Bozkır, yeni strateji kapsamında Türkiye'deki 90 bini aşkın sivil toplum örgütüyle yakın çalışacaklarını belirtti.
Bakan Bozkır, "Yeni AB İletişim Stratejisi, AB Stratejimizin, reform ve dönüşüm amaçlı ilk iki boyutunu destekleyerek, hayata geçirdiğimiz siyasi ve sosyo-ekonomik reformların toplum tarafından içselleştirilmesine ve AB kamuoyunda Türkiye algısının sağlıklı bir şekilde oluşturulmasına katkı sağlayacaktır" dedi.
Ülke içinde ve AB kamuoyunda katılımcı ve proaktif bir iletişim stratejisi uygulayacaklarını anlatan Bozkır, klasik iletişim yöntemlerinin yanı sıra bilginin en hızlı şekilde hedef kitleye ulaşmasını sağlayan sosyal medya ve dijital teknolojileri de en etkin biçimde kullanacaklarını belirtti.
Volkan Bozkır, yurt içi iletişim boyutu kapsamında temel hedeflerinin Türkiye'de AB'ye yönelik kamuoyu desteğini artırmak ve AB'nin bir çağdaşlaşma ve demokratikleşme projesi olduğunu halka anlatmak olacağını ve AB katılım sürecinin ancak milletin katılım ve katkısıyla tamamlanacağını ifade etti.
Bozkır, "İletişim stratejisinin önümüzdeki dönemde daha fazla ağırlık vereceğimiz yurt dışı boyutu çerçevesinde ise AB kamuoyunun doğru resme bakmasını sağlayarak Türkiye'nin AB üyelik sürecine ilişkin desteği artırmayı ve 'Güçlü Türkiye, Güçlü AB' vurgusuyla Türkiye'nin AB'ye sağlayacağı katkıları öne çıkarmayı amaçlıyoruz" dedi.

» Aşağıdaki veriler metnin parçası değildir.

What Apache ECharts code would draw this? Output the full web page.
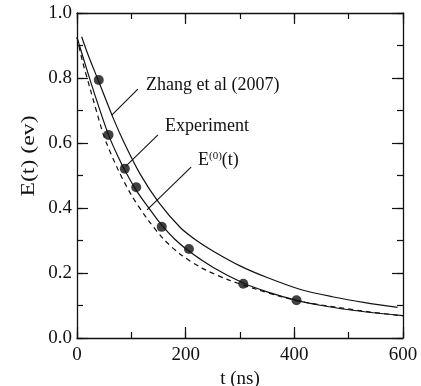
<!DOCTYPE html>
<html>
<head>
<meta charset="utf-8">
<script src="https://cdn.jsdelivr.net/npm/echarts@6/dist/echarts.min.js"></script>
<style>
html,body{margin:0;padding:0;background:#fff;}
#chart{width:421px;height:386px;}
</style>
</head>
<body>
<div id="chart"></div>
<script>
// ---- data ----
var zhangT = [8.6, 20, 40, 67, 87, 116, 150, 190, 220, 250, 300, 350, 410, 470, 530, 590];
var zhangE = [0.927, 0.873, 0.789, 0.675, 0.600, 0.505, 0.418, 0.340, 0.300, 0.268, 0.222, 0.186, 0.150, 0.127, 0.109, 0.094];

var fitT = [0, 10, 25, 40, 58, 75, 90, 110, 130, 156, 180, 207, 250, 306, 350, 404, 450, 500, 550, 600];
var fitE = [0.925, 0.870, 0.789, 0.712, 0.625, 0.560, 0.510, 0.452, 0.405, 0.347, 0.304, 0.266, 0.218, 0.169, 0.142, 0.116, 0.100, 0.087, 0.077, 0.069];

var e0T = [0, 10, 25, 45, 53, 75, 100, 130, 159, 190, 230, 280, 330, 374, 420, 480, 540, 600];
var e0E = [0.925, 0.852, 0.762, 0.645, 0.605, 0.520, 0.440, 0.365, 0.305, 0.258, 0.215, 0.178, 0.150, 0.128, 0.110, 0.094, 0.080, 0.068];

var expT = [40, 58, 88, 109, 156, 206, 306, 404];
var expE = [0.794, 0.625, 0.521, 0.464, 0.342, 0.274, 0.167, 0.116];

var xTicks = [0, 200, 400, 600];
var yTicks = [0.0, 0.2, 0.4, 0.6, 0.8, 1.0];

function pairs(a, b) { return a.map(function (v, i) { return [v, b[i]]; }); }

var FONT = '"Liberation Serif", "Times New Roman", serif';
var ink = '#111';
var W = 421, H = 386;
var PL = 77, PR = 18, PT = 13, PB = 48;
function grid(l, r, t, b) { return {left: l, right: r, top: t, bottom: b, containLabel: false, outerBoundsMode: 'none'}; }

var chart = echarts.init(document.getElementById('chart'), null, {renderer: 'canvas'});

function axis(dim, opts) {
  return {
    type: 'value',
    gridIndex: opts.grid,
    position: opts.position,
    min: dim === 'x' ? xTicks[0] : yTicks[0],
    max: dim === 'x' ? xTicks[xTicks.length - 1] : yTicks[yTicks.length - 1],
    interval: opts.interval,
    axisLine: {show: opts.line, onZero: false, lineStyle: {color: ink, width: 1.3}},
    axisTick: {show: opts.tickLen > 0, inside: !!opts.inside, length: opts.tickLen, lineStyle: {color: ink, width: 1.2}},
    minorTick: {show: false},
    splitLine: {show: false},
    axisLabel: {show: !!opts.labels, color: ink, fontFamily: FONT, fontSize: 19, margin: opts.margin || 6,
                formatter: opts.formatter}
  };
}

var xAxes = [
  Object.assign(axis('x', {grid: 0, position: 'bottom', interval: 200, line: true, tickLen: 11, inside: true, labels: true, margin: 8,
    formatter: function (v) { return String(v); }}), {
    name: 't (ns)', nameLocation: 'middle', nameGap: 31,
    nameTextStyle: {color: ink, fontFamily: FONT, fontSize: 19}}),
  axis('x', {grid: 0, position: 'top', interval: 200, line: true, tickLen: 11, inside: true}),
  axis('x', {grid: 1, position: 'bottom', interval: 100, line: false, tickLen: 6, inside: true}),
  axis('x', {grid: 1, position: 'top', interval: 100, line: false, tickLen: 6, inside: true}),
  axis('x', {grid: 2, position: 'bottom', interval: 200, line: false, tickLen: 0}),
  axis('x', {grid: 3, position: 'bottom', interval: 200, line: false, tickLen: 0})
];
var yAxes = [
  axis('y', {grid: 0, position: 'left', interval: 0.2, line: true, tickLen: 0, labels: true, margin: 5,
    formatter: function (v) { return v.toFixed(1); }}),
  axis('y', {grid: 0, position: 'right', interval: 0.2, line: true, tickLen: 11, inside: true}),
  axis('y', {grid: 1, position: 'left', interval: 0.1, line: false, tickLen: 0}),
  axis('y', {grid: 1, position: 'right', interval: 0.1, line: false, tickLen: 6, inside: true}),
  // left-side ticks: drawn from helper grids whose right edge is the left axis, pointing into the plot
  axis('y', {grid: 2, position: 'right', interval: 0.2, line: false, tickLen: 11, inside: false}),
  axis('y', {grid: 3, position: 'right', interval: 0.1, line: false, tickLen: 6, inside: false})
];

chart.setOption({
  animation: false,
  backgroundColor: '#fff',
  grid: [grid(PL, PR, PT, PB), grid(PL, PR, PT, PB), grid(0, W - PL, PT, PB), grid(0, W - PL, PT, PB)],
  xAxis: xAxes,
  yAxis: yAxes,
  series: [
    {type: 'line', name: 'Zhang et al (2007)', data: pairs(zhangT, zhangE), smooth: 0.3,
     xAxisIndex: 0, yAxisIndex: 0, showSymbol: false, lineStyle: {color: ink, width: 1.2}},
    {type: 'line', name: 'Experiment fit', data: pairs(fitT, fitE), smooth: 0.3,
     xAxisIndex: 0, yAxisIndex: 0, showSymbol: false, lineStyle: {color: ink, width: 1.2}},
    {type: 'line', name: 'E0', data: pairs(e0T, e0E), smooth: 0.3,
     xAxisIndex: 0, yAxisIndex: 0, showSymbol: false, lineStyle: {color: ink, width: 1.2, type: [5, 4]}},
    {type: 'scatter', name: 'Experiment', data: pairs(expT, expE), symbol: 'circle', symbolSize: 10,
     xAxisIndex: 0, yAxisIndex: 0, itemStyle: {color: ink}}
  ]
});

// annotations placed in data coordinates
var notes = [
  {text: 'Zhang et al (2007)', at: [127, 0.778], from: [112, 0.766], to: [64, 0.686]},
  {text: 'Experiment', at: [162, 0.652], from: [149, 0.625], to: [90, 0.529]},
  {text: '{a|E}{s|(0)}{a|(t)}', at: [222.7, 0.548], from: [210, 0.526], to: [129, 0.394]}
];
function px(d) { return chart.convertToPixel({xAxisIndex: 0, yAxisIndex: 0}, d); }
var g = [];
notes.forEach(function (n) {
  var p = px(n.at), a = px(n.from), b = px(n.to);
  g.push({type: 'line', shape: {x1: a[0], y1: a[1], x2: b[0], y2: b[1]},
          style: {stroke: ink, lineWidth: 1.1}});
  g.push({type: 'text', x: p[0], y: p[1],
          style: {text: n.text, fill: ink, font: '18px ' + FONT, verticalAlign: 'middle', align: 'left',
                  rich: {a: {fontSize: 18, fontFamily: FONT, fill: ink},
                         s: {fontSize: 11, fontFamily: FONT, fill: ink, padding: [0, 0, 8, 0]}}}});
});
// y-axis title (elongated along its length, as in the reference)
var yMid = px([0, 0.56]);
g.push({type: 'text', x: 29, y: yMid[1], rotation: Math.PI / 2, scaleX: 1.25,
        style: {text: 'E(t) (ev)', fill: ink, font: '19px ' + FONT, align: 'center', verticalAlign: 'middle'}});
chart.setOption({graphic: g});
</script>
</body>
</html>
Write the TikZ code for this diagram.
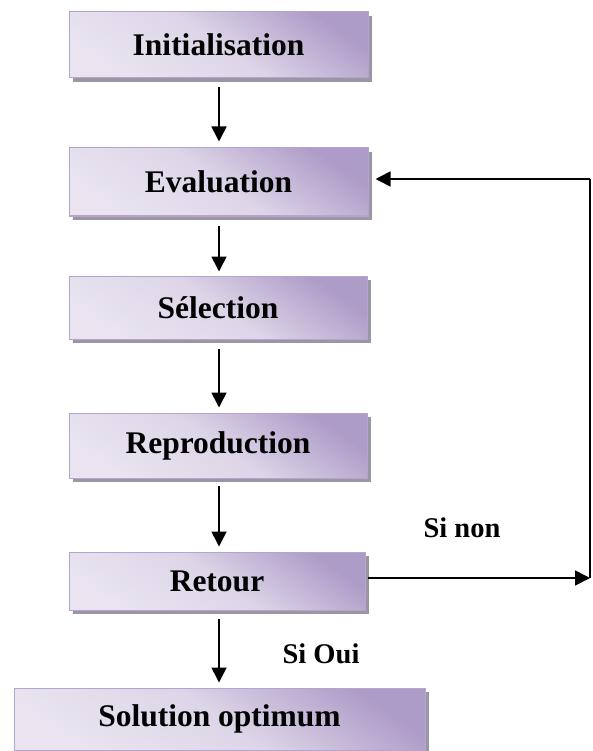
\documentclass[tikz,border=0pt]{standalone}
\usepackage{fontspec}
\setmainfont{Liberation Serif}
\usetikzlibrary{arrows.meta,shadows}
\definecolor{boxdark}{HTML}{AE9CC8}
\definecolor{boxlight}{HTML}{E9E4F0}
\definecolor{boxedge}{HTML}{B4A5CC}
\definecolor{shadowgray}{HTML}{9C95A6}
\tikzset{
  stepbox/.style={draw=boxedge, line width=1pt,
    top color=boxdark, bottom color=boxlight, middle color=boxlight!80!boxdark, shading angle=-35,
    drop shadow={shadow xshift=4pt, shadow yshift=-4pt, fill=shadowgray, opacity=1},
    font=\fontsize{31.5}{36}\selectfont\bfseries, inner sep=0pt},
  arr/.style={line width=1.6pt, -{Triangle[length=15pt,width=15pt]}},
  plain/.style={line width=1.6pt},
  lbl/.style={font=\fontsize{28.5}{32}\selectfont\bfseries, inner sep=0pt}
}
\begin{document}
\begin{tikzpicture}[x=1pt,y=-1pt]
\useasboundingbox (0,0) rectangle (592,751);
\node[stepbox, minimum width=299pt, minimum height=66pt] (init) at (218.5,45) {Initialisation};
\node[stepbox, minimum width=299pt, minimum height=68pt] (eval) at (218.5,182) {Evaluation};
\node[stepbox, minimum width=298pt, minimum height=63pt] (sel) at (218,307.5) {Sélection};
\node[stepbox, minimum width=298pt, minimum height=65pt] (rep) at (218,445.5) {Reproduction};
\node[stepbox, minimum width=296pt, minimum height=58pt] (ret) at (217,581) {Retour};
\node[stepbox, minimum width=411pt, minimum height=62pt] (sol) at (219.5,719) {Solution optimum};
\node[lbl] (nonlbl) at (462,528) {Si non};
\node[lbl] (ouilbl) at (321,654) {Si Oui};
\coordinate (c1) at (590,578);
\coordinate (c2) at (590,179);
\draw[arr, shorten <=9pt, shorten >=6pt] (init.south -| 219,0) -- (eval.north -| 219,0);
\draw[arr, shorten <=9pt, shorten >=4pt] (eval.south -| 219,0) -- (sel.north -| 219,0);
\draw[arr, shorten <=9pt, shorten >=5pt] (sel.south -| 219,0) -- (rep.north -| 219,0);
\draw[arr, shorten <=7pt, shorten >=5pt] (rep.south -| 219,0) -- (ret.north -| 219,0);
\draw[arr, shorten <=8pt, shorten >=5pt] (ret.south -| 219,0) -- (sol.north -| 219,0);
\draw[plain] (c1) -- (c2);
\draw[arr, shorten <=-1pt] (ret.east |- c1) ++(3pt,0) -- (c1);
\draw[arr, shorten >=7pt] (c2) -- (eval.east |- c2);
\end{tikzpicture}
\end{document}
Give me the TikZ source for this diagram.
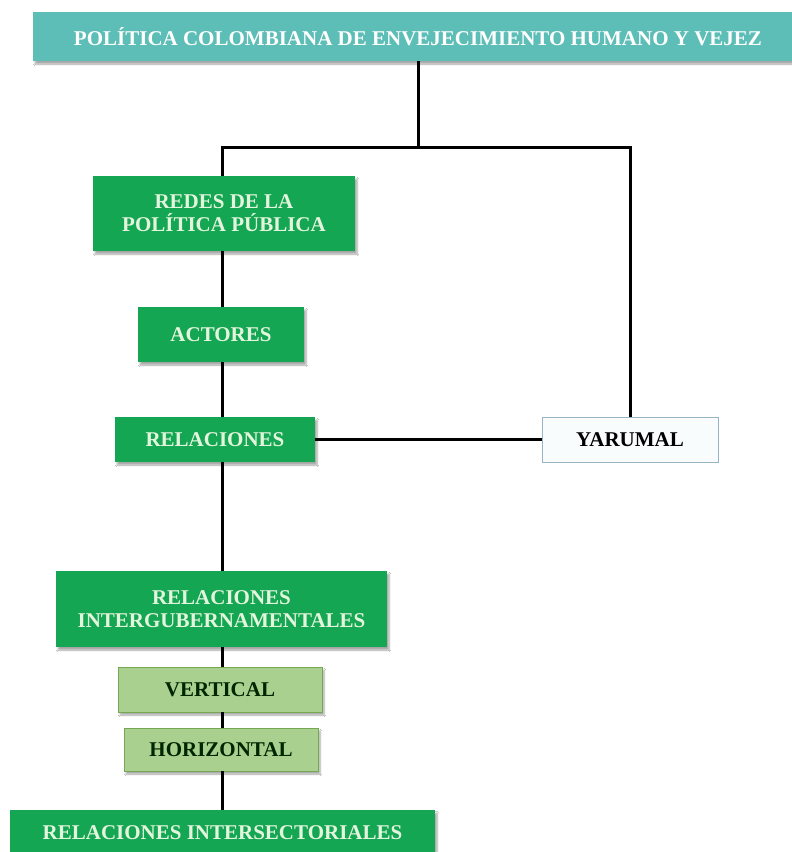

Bu kapsamda birçok projeyi hayata geçireceklerini anlatan Bozkır, önümüzdeki dönemde AB fonlarından 180 milyon avro düzeyinde bir kaynağın sivil toplumun ve sivil toplum diyaloğunun güçlendirilmesi için kullanılacağı bilgisini verdi.
Bozkır, "Avrupa Birliği İletişim Stratejisinde atıf yaptığımız bir diğer önemli konuda Türkiye-AB arasındaki kültürel ilişkilerin güçlendirilmesi ve ortak kültürel mirasın öne çıkarılmasıdır" diyerek, bu kapsamda Gaziantep'te kurulacak Türkiye-AB Anadolu Arkeolojisi Enstitüsü ile ortak kültürel mirasın öne çıkarılacağı yeni bir projeyi hayata geçireceklerini ve bu çalışmayı Kültür ve Turizm Bakanlığı ve Gaziantep Büyükşehir Belediyesi ile işbirliği içerisinde yürüteceklerini anlattı.